Task to complete:
Copy only what lies from the line containing "Rebuild this diagram" through the line containing "-- ([xshift=#2]#1.east) -- (#1.south" in the entries below, keeping both end lines exact and dropping every picture.

Figure scripts:
━━━━━━

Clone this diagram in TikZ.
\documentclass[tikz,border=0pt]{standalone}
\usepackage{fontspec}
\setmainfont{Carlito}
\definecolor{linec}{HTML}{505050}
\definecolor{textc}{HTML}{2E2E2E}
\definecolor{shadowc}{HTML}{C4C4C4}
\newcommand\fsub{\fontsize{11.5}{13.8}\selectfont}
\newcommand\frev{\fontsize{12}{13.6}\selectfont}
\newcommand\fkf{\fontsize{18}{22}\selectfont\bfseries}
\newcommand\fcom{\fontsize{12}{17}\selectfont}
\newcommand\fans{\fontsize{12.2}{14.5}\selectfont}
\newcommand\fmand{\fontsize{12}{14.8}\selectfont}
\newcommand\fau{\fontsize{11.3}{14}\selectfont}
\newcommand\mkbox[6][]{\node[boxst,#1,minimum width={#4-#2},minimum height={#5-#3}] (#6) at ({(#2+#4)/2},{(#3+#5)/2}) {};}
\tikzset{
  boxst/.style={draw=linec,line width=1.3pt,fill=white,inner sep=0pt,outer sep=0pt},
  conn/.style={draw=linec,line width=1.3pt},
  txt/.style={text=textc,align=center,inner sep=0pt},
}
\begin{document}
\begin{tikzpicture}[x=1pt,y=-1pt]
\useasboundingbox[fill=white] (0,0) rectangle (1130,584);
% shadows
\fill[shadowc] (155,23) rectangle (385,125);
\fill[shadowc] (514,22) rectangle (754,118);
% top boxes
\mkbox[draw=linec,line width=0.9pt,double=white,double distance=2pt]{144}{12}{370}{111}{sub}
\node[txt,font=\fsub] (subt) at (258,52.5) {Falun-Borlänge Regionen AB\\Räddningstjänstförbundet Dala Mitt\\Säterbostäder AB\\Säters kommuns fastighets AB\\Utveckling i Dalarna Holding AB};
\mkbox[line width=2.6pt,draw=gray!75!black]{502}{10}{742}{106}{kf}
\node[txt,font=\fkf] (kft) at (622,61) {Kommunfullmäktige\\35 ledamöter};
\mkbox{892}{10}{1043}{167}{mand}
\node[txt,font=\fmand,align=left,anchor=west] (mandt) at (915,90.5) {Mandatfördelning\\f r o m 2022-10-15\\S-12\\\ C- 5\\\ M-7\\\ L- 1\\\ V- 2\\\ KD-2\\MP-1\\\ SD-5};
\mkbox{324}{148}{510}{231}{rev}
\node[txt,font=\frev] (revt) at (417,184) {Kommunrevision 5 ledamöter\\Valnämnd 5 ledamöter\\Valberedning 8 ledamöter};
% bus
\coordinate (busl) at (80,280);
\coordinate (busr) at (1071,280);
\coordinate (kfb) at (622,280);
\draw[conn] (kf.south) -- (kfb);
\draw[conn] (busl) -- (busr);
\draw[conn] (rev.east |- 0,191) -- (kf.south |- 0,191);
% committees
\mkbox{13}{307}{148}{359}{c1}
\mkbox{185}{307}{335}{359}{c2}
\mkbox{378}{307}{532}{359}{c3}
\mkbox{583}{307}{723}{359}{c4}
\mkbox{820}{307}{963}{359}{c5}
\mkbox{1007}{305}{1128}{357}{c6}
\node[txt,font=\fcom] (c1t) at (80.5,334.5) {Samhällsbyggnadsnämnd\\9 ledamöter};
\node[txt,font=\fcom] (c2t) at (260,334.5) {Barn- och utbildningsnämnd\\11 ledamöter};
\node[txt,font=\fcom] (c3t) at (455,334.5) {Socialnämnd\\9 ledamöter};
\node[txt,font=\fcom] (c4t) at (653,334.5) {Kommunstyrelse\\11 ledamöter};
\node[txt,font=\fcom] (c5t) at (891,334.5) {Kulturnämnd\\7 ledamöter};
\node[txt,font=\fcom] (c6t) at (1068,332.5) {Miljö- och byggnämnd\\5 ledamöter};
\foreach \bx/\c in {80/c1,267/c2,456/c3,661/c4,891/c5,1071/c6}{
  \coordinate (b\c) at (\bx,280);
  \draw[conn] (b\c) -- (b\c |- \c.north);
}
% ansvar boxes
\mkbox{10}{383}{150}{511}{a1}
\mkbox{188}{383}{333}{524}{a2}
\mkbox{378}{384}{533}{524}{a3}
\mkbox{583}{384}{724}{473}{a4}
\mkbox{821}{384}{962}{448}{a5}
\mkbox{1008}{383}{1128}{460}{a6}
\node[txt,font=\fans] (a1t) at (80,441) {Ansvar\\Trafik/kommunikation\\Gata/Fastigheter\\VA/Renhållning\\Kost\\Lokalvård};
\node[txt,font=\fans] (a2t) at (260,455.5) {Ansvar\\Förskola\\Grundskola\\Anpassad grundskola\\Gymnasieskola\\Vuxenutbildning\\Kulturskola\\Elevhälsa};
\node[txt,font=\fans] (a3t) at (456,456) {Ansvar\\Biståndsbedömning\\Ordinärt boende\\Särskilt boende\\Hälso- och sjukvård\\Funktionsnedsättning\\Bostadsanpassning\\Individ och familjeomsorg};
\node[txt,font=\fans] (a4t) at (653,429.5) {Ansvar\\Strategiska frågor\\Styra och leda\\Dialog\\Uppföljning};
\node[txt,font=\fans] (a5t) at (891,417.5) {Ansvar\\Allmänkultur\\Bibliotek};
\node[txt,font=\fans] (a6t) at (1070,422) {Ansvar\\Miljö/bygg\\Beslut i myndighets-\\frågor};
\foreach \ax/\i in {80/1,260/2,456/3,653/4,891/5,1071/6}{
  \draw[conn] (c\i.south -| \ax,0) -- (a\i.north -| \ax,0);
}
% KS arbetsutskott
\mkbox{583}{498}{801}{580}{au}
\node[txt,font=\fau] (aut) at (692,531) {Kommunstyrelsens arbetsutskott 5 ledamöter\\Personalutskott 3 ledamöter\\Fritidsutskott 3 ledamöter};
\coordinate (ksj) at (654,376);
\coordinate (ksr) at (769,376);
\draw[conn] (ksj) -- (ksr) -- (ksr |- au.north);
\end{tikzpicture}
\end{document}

━━━━━━

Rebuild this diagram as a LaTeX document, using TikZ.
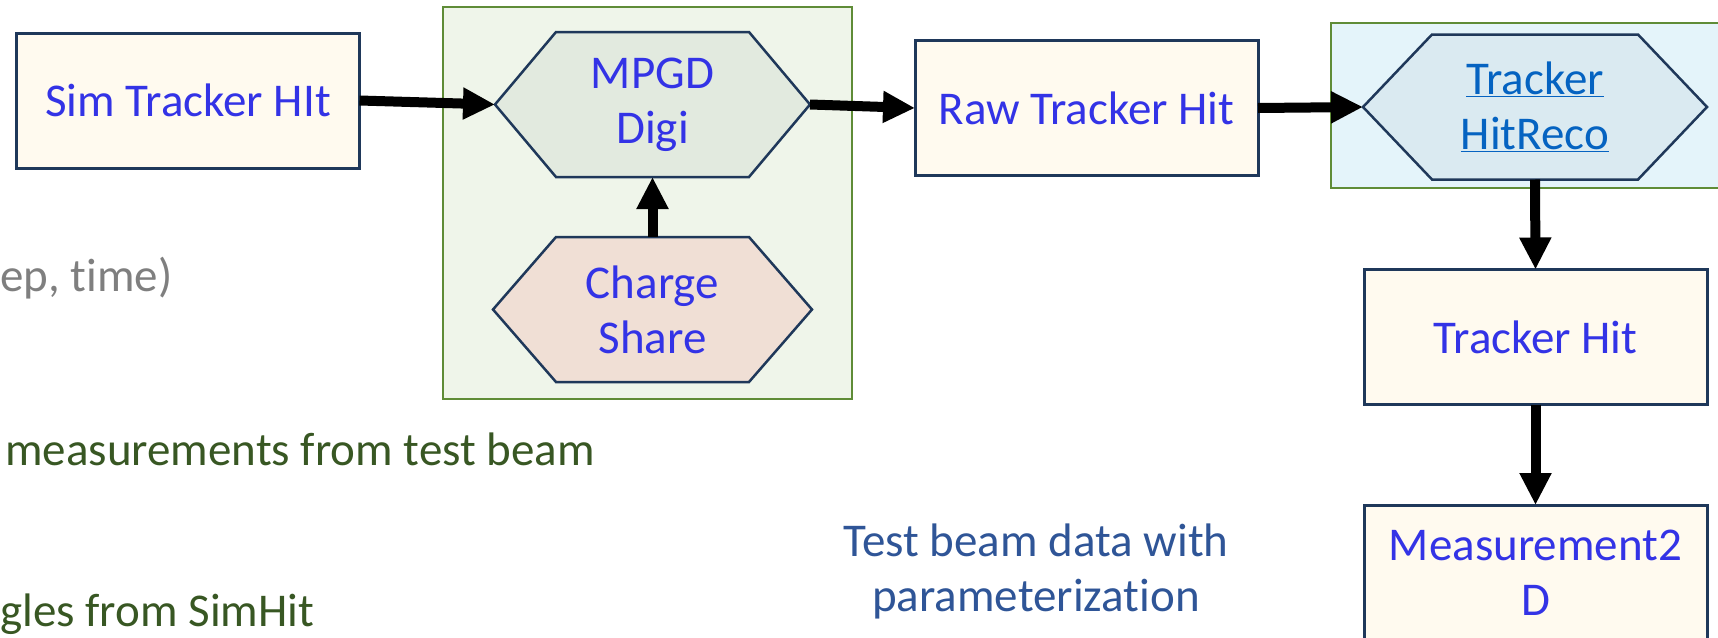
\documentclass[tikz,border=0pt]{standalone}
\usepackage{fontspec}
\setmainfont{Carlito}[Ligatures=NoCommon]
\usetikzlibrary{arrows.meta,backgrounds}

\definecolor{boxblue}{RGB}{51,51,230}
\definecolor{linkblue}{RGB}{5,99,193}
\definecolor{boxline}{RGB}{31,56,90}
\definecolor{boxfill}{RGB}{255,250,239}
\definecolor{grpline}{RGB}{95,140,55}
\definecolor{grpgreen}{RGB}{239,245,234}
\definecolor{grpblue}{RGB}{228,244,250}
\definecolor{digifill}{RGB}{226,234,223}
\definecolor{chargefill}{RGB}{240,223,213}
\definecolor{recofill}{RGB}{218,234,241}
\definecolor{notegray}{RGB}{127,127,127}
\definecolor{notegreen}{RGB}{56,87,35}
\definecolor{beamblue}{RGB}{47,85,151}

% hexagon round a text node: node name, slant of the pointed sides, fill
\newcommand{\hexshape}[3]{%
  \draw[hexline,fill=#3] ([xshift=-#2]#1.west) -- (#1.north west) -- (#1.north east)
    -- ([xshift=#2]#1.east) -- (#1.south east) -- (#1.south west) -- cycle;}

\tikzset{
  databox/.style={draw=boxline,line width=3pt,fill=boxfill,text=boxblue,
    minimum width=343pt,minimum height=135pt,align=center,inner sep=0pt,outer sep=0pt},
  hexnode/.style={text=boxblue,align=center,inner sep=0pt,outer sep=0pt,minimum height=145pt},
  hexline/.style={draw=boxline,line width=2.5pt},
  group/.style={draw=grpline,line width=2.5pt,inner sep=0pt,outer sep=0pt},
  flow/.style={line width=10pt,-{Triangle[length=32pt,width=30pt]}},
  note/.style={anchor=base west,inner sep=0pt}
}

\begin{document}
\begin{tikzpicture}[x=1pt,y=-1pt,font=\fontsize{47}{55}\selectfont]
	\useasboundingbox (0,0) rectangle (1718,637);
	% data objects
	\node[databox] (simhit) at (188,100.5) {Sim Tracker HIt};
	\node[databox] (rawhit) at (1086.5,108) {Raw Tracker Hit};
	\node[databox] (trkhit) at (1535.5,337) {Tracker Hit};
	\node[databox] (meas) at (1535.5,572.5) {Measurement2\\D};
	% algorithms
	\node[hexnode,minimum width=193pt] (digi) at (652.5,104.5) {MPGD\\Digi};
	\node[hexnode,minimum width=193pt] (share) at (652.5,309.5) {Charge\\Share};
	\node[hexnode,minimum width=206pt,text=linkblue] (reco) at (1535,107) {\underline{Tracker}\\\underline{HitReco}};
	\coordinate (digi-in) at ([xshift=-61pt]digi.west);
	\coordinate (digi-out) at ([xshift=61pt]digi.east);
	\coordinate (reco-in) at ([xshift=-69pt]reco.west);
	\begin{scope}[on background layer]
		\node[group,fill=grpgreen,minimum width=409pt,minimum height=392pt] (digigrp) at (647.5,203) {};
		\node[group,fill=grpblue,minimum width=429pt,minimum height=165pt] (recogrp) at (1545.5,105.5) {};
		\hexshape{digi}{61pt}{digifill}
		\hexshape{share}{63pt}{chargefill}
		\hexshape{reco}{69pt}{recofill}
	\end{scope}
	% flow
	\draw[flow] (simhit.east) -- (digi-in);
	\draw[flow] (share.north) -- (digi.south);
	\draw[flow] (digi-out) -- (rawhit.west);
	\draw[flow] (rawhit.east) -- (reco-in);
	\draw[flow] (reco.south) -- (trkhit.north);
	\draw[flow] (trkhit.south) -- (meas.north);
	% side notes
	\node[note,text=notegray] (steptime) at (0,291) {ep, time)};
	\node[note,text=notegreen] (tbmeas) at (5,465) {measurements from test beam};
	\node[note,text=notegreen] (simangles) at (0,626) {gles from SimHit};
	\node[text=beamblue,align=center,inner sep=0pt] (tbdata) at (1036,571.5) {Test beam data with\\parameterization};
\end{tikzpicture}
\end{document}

━━━━━━

Finished exercise:
Rebuild this diagram as a LaTeX document, using TikZ.
\documentclass[tikz,border=0pt]{standalone}
\usepackage{fontspec}
\setmainfont{Carlito}[Ligatures=NoCommon]
\usetikzlibrary{arrows.meta,backgrounds}

\definecolor{boxblue}{RGB}{51,51,230}
\definecolor{linkblue}{RGB}{5,99,193}
\definecolor{boxline}{RGB}{31,56,90}
\definecolor{boxfill}{RGB}{255,250,239}
\definecolor{grpline}{RGB}{95,140,55}
\definecolor{grpgreen}{RGB}{239,245,234}
\definecolor{grpblue}{RGB}{228,244,250}
\definecolor{digifill}{RGB}{226,234,223}
\definecolor{chargefill}{RGB}{240,223,213}
\definecolor{recofill}{RGB}{218,234,241}
\definecolor{notegray}{RGB}{127,127,127}
\definecolor{notegreen}{RGB}{56,87,35}
\definecolor{beamblue}{RGB}{47,85,151}

% hexagon round a text node: node name, slant of the pointed sides, fill
\newcommand{\hexshape}[3]{%
  \draw[hexline,fill=#3] ([xshift=-#2]#1.west) -- (#1.north west) -- (#1.north east)
    -- ([xshift=#2]#1.east) -- (#1.south east) -- (#1.south west) -- cycle;}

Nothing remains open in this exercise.